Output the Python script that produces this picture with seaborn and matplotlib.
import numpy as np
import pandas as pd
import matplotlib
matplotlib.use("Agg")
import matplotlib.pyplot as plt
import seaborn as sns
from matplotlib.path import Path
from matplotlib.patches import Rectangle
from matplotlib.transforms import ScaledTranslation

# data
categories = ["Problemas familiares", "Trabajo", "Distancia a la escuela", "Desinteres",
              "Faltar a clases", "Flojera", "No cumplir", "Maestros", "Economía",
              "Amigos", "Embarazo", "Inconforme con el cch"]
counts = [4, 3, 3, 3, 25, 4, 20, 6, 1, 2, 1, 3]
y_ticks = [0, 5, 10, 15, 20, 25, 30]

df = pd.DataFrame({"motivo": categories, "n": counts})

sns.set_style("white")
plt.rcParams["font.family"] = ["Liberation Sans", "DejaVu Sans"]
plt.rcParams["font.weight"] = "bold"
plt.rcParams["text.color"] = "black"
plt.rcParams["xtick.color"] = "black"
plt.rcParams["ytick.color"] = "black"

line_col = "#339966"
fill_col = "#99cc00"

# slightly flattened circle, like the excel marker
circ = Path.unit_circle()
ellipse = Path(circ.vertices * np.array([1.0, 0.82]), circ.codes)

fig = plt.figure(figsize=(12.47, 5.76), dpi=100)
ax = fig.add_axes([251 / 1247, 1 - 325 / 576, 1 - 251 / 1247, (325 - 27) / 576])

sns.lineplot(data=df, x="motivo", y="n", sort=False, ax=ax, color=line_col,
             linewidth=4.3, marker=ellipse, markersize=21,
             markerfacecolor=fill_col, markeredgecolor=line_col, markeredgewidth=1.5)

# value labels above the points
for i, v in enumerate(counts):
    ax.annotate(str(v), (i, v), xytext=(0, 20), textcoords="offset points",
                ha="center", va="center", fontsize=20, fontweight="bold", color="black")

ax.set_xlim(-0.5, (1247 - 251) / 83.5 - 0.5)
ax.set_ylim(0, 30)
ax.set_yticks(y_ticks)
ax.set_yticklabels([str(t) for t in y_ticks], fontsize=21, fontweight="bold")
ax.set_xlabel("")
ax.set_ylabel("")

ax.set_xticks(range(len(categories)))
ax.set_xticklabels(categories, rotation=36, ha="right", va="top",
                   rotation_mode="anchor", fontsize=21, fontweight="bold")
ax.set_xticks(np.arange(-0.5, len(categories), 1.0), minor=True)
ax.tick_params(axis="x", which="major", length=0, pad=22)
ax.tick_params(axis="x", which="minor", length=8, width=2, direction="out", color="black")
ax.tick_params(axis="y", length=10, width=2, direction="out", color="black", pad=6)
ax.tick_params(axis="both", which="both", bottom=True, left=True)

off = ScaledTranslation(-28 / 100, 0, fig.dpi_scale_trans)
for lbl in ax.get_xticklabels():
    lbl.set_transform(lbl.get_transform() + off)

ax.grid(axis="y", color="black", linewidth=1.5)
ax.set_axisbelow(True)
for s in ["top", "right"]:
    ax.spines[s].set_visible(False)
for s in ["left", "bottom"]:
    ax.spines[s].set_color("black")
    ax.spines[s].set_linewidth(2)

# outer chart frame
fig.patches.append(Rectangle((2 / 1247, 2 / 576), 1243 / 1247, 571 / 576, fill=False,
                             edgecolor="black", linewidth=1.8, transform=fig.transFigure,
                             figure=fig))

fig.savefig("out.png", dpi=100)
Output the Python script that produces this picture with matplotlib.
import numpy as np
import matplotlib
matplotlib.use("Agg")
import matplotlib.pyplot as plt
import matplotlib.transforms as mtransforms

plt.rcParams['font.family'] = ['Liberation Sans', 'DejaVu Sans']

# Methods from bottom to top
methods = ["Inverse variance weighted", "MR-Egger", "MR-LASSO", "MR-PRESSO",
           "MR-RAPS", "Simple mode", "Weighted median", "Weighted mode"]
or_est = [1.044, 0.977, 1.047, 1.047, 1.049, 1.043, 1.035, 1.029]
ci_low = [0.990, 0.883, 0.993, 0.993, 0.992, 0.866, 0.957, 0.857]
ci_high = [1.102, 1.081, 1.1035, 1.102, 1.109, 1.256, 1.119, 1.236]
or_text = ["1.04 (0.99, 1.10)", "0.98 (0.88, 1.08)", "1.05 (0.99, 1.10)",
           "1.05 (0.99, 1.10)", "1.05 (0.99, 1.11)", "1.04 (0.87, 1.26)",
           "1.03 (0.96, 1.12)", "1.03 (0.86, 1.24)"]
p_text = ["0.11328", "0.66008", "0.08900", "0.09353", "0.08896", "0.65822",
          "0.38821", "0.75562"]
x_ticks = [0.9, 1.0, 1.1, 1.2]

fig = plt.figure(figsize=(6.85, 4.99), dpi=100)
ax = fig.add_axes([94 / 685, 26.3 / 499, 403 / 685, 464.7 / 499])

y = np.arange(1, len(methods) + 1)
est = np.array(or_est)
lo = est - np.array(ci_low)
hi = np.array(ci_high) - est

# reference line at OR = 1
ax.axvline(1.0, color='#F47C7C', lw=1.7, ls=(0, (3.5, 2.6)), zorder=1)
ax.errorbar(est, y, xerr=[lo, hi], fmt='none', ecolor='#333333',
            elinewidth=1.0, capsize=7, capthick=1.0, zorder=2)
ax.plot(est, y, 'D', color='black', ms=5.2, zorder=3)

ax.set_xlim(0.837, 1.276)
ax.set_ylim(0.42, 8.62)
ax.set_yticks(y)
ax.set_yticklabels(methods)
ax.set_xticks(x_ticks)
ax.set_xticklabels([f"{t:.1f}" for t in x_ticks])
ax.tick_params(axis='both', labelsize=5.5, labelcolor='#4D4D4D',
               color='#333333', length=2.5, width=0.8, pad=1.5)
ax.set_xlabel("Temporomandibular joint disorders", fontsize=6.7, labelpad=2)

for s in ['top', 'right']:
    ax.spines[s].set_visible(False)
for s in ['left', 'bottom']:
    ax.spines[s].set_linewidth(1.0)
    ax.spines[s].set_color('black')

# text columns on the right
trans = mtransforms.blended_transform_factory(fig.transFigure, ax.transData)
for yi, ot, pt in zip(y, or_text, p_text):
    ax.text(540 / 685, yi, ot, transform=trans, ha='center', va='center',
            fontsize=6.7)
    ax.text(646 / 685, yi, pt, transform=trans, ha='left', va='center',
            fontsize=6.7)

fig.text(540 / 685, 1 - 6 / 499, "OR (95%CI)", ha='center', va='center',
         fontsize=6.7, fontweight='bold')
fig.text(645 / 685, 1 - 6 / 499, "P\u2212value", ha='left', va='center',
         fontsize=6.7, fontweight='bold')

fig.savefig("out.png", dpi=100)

--

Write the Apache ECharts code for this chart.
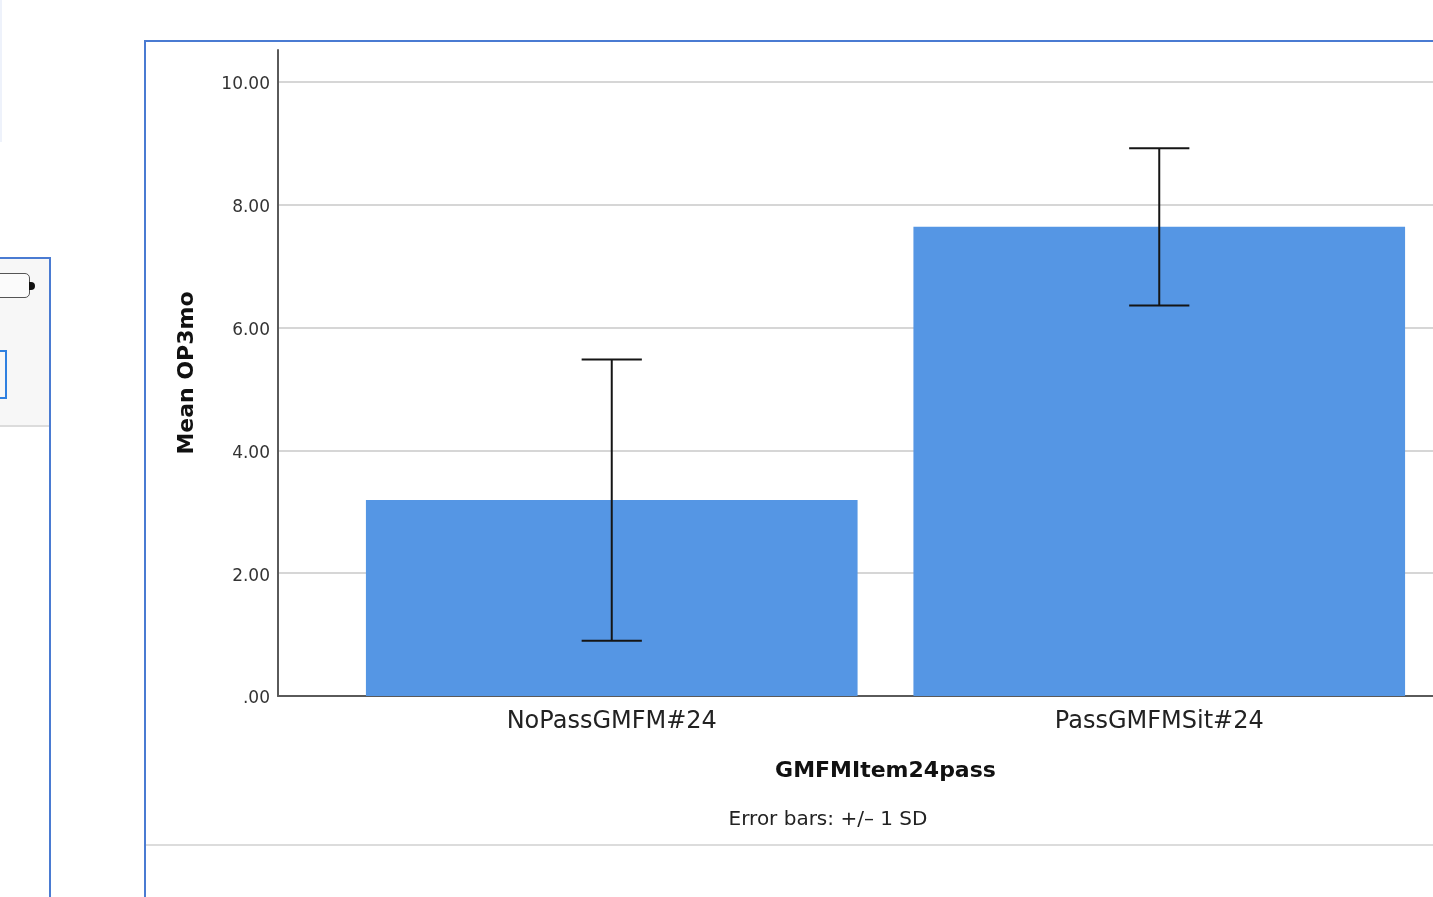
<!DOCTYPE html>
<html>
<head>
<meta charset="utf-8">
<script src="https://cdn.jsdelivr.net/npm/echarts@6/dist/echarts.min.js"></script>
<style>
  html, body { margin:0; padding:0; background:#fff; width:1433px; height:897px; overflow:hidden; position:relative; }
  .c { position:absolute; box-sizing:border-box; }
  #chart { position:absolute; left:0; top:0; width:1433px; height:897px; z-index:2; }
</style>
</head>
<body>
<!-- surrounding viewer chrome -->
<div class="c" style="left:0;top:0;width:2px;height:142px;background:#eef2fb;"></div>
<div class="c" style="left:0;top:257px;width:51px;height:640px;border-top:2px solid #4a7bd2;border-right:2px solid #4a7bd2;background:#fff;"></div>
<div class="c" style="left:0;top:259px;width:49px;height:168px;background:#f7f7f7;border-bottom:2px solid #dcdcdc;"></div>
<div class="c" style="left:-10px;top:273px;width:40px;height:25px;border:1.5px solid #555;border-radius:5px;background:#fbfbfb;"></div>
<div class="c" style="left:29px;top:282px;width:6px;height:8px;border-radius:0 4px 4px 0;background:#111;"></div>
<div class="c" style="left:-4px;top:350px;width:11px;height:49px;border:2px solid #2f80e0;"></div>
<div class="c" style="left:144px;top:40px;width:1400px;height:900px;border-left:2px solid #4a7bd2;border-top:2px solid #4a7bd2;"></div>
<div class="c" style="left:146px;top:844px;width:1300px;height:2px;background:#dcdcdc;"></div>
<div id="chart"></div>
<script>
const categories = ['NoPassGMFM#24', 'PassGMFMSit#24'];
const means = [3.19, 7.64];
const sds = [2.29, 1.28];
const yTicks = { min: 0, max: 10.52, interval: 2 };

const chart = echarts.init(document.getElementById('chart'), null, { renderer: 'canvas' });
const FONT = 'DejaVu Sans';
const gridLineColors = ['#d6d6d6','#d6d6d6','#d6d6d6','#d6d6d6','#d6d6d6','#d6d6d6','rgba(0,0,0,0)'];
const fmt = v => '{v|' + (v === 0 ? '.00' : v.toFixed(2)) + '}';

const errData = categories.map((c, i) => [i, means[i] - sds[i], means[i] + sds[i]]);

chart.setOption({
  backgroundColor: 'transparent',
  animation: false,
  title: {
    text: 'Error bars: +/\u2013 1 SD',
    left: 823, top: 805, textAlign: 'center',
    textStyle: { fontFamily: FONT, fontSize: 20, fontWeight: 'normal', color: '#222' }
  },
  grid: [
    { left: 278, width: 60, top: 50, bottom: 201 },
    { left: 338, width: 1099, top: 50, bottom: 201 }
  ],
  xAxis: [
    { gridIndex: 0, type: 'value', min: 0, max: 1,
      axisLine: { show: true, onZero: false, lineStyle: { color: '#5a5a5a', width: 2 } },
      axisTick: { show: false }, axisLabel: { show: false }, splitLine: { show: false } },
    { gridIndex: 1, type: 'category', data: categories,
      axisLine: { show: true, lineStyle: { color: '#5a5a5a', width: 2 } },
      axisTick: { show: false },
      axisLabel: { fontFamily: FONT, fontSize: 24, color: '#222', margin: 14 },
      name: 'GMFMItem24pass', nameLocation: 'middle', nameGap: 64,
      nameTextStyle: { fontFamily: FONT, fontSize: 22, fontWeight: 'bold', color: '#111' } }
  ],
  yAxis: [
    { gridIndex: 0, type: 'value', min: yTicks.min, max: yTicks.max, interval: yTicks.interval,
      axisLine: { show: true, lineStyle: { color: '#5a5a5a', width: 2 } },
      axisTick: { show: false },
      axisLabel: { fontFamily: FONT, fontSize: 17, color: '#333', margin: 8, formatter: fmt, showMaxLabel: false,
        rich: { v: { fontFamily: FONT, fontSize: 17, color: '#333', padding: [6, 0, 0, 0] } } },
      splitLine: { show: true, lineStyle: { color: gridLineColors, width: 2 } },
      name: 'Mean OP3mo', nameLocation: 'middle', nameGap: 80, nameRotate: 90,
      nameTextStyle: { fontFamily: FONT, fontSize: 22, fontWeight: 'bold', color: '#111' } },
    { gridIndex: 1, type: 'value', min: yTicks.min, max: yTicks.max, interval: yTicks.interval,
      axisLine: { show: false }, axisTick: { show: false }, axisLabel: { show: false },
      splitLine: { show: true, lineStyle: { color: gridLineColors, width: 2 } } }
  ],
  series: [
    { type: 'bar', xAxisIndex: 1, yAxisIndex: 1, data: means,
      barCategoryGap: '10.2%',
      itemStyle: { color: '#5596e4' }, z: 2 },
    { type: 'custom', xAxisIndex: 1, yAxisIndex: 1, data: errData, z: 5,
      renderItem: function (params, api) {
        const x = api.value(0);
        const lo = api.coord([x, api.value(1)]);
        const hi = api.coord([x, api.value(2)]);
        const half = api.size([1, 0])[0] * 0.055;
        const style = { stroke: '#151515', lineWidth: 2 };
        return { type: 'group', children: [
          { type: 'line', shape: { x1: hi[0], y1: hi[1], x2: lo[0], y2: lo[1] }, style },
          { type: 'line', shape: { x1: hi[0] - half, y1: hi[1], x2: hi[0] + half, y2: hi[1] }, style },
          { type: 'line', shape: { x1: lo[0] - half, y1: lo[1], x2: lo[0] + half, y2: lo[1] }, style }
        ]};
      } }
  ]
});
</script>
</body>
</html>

---

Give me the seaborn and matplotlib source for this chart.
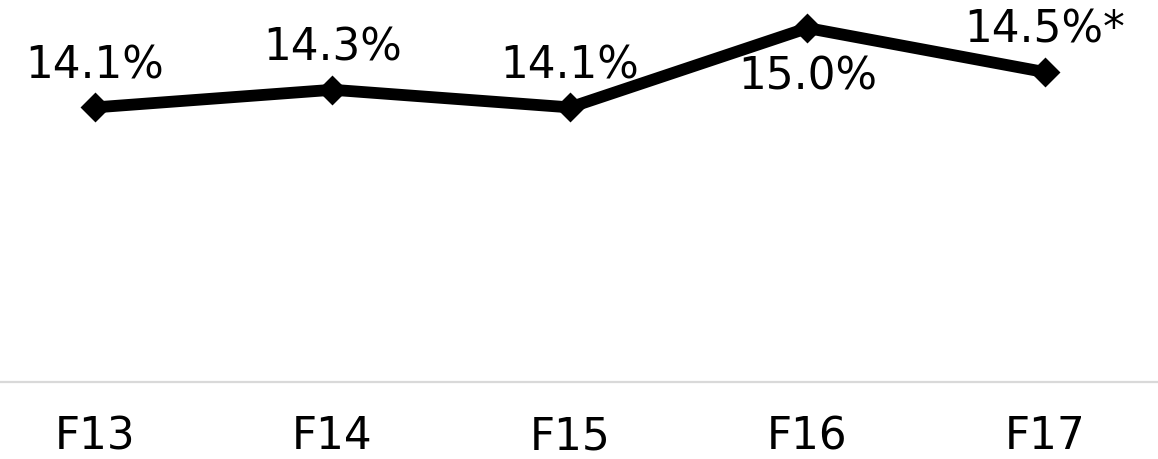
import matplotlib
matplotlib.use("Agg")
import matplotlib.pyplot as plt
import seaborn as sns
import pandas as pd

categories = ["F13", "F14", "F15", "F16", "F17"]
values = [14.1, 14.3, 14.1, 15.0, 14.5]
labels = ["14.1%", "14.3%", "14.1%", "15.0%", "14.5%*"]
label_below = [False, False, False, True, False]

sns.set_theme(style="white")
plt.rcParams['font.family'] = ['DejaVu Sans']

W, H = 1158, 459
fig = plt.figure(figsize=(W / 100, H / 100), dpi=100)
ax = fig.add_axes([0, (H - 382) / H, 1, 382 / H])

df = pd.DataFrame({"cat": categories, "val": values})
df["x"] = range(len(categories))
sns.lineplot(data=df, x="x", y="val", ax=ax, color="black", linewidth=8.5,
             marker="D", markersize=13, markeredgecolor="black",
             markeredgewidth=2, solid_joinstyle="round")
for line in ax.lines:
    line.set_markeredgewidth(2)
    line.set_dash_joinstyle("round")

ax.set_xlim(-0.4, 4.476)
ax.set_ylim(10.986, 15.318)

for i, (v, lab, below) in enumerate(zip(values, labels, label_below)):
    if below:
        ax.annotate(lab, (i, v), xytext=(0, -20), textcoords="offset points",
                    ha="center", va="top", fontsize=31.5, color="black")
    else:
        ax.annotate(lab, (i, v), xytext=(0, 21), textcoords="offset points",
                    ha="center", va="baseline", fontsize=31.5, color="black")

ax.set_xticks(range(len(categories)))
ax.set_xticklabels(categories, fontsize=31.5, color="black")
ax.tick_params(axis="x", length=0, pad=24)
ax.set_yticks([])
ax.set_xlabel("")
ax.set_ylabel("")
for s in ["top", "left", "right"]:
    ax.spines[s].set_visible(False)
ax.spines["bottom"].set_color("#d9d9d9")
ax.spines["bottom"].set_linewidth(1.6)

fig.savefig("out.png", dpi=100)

> _Goal_: Write out each line exactly as it appears, from the line with "picture with matplotlib." up to and including the line with "ax.plot(est, y, 'D', color='black', ms=5.2, zorder=3)".

> _Final result_:
Output the Python script that produces this picture with matplotlib.
import numpy as np
import matplotlib
matplotlib.use("Agg")
import matplotlib.pyplot as plt
import matplotlib.transforms as mtransforms

plt.rcParams['font.family'] = ['Liberation Sans', 'DejaVu Sans']

# Methods from bottom to top
methods = ["Inverse variance weighted", "MR-Egger", "MR-LASSO", "MR-PRESSO",
           "MR-RAPS", "Simple mode", "Weighted median", "Weighted mode"]
or_est = [1.044, 0.977, 1.047, 1.047, 1.049, 1.043, 1.035, 1.029]
ci_low = [0.990, 0.883, 0.993, 0.993, 0.992, 0.866, 0.957, 0.857]
ci_high = [1.102, 1.081, 1.1035, 1.102, 1.109, 1.256, 1.119, 1.236]
or_text = ["1.04 (0.99, 1.10)", "0.98 (0.88, 1.08)", "1.05 (0.99, 1.10)",
           "1.05 (0.99, 1.10)", "1.05 (0.99, 1.11)", "1.04 (0.87, 1.26)",
           "1.03 (0.96, 1.12)", "1.03 (0.86, 1.24)"]
p_text = ["0.11328", "0.66008", "0.08900", "0.09353", "0.08896", "0.65822",
          "0.38821", "0.75562"]
x_ticks = [0.9, 1.0, 1.1, 1.2]

fig = plt.figure(figsize=(6.85, 4.99), dpi=100)
ax = fig.add_axes([94 / 685, 26.3 / 499, 403 / 685, 464.7 / 499])

y = np.arange(1, len(methods) + 1)
est = np.array(or_est)
lo = est - np.array(ci_low)
hi = np.array(ci_high) - est

# reference line at OR = 1
ax.axvline(1.0, color='#F47C7C', lw=1.7, ls=(0, (3.5, 2.6)), zorder=1)
ax.errorbar(est, y, xerr=[lo, hi], fmt='none', ecolor='#333333',
            elinewidth=1.0, capsize=7, capthick=1.0, zorder=2)
ax.plot(est, y, 'D', color='black', ms=5.2, zorder=3)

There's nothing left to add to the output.